A hugely important story from Ambrose Evans-Pritchard of the London Telegraph that China is alarmed by U.S. money-printing has helped drive the dollar price of gold over $1,000, at least temporarily, and drive down the exchange rate of the greenback. Other commodities like oil and copper have also rallied today.
At a conference in Lake Como, Italy, a leading Chinese economic spokesman — Cheng Siwei — criticized Ben Bernanke’s loose monetary policy. “If they keep printing money to buy bonds it will lead to inflation,” said Cheng, “and after a year or two the dollar will fall hard.” Cheng went on to say that China was diversifying its roughly $700 billion of U.S. foreign-exchange reserves into gold. “Gold is definitely an alternative, but when we buy, the price goes up,” he said. “We have to do it carefully so as not to stimulate the market.”

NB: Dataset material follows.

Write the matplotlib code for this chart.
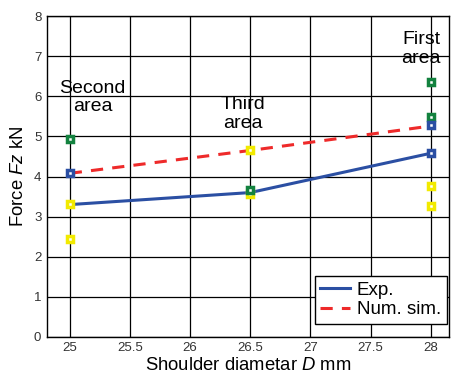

Ambrose-Pritchard interprets this as the “Beijing Put” on gold — meaning the Chinese will buy gold on the dips, which is going to prevent the yellow metal from falling hard. It also puts upward price pressure on gold for the long term. Beijing has in fact doubled its gold reserves to 1,054 tons.
As a corollary to this, the Chinese are clearly losing confidence in the U.S. dollar. And while nobody is much paying attention to a new UN report that the global financial system needs a new reserve currency to replace the dollar, the fact is that Chinese spokesmen (and Russian and Brazilian spokesmen) have said the same thing from time to time.
Incidentally, the G20 meeting of finance ministers and central bankers in London this weekend failed to articulate a fiscal and monetary exit strategy from all their massive spending, borrowing, and money-creating to fight off the financial meltdown and the world recession. The G20 reluctance to exit from hyper-stimulus is also bullish for gold — and, for that matter, bearish for paper currencies in general.
Cheng, by the way, hinted that China is experiencing a speculative boom in stocks and property. But if the Chinese raise interest rates ahead of the Fed they will risk being flooded with hot money that will make the boom even worse. “We have to wait for them,” said Cheng. “If they raise, we raise.”
Many Wall Street traders are dissing the gold-rally story. But I think they’re missing the bigger picture of excess money-creation in the U.S. and elsewhere. As I recall, Confucius once said: Where there’s smoke, there’s fire.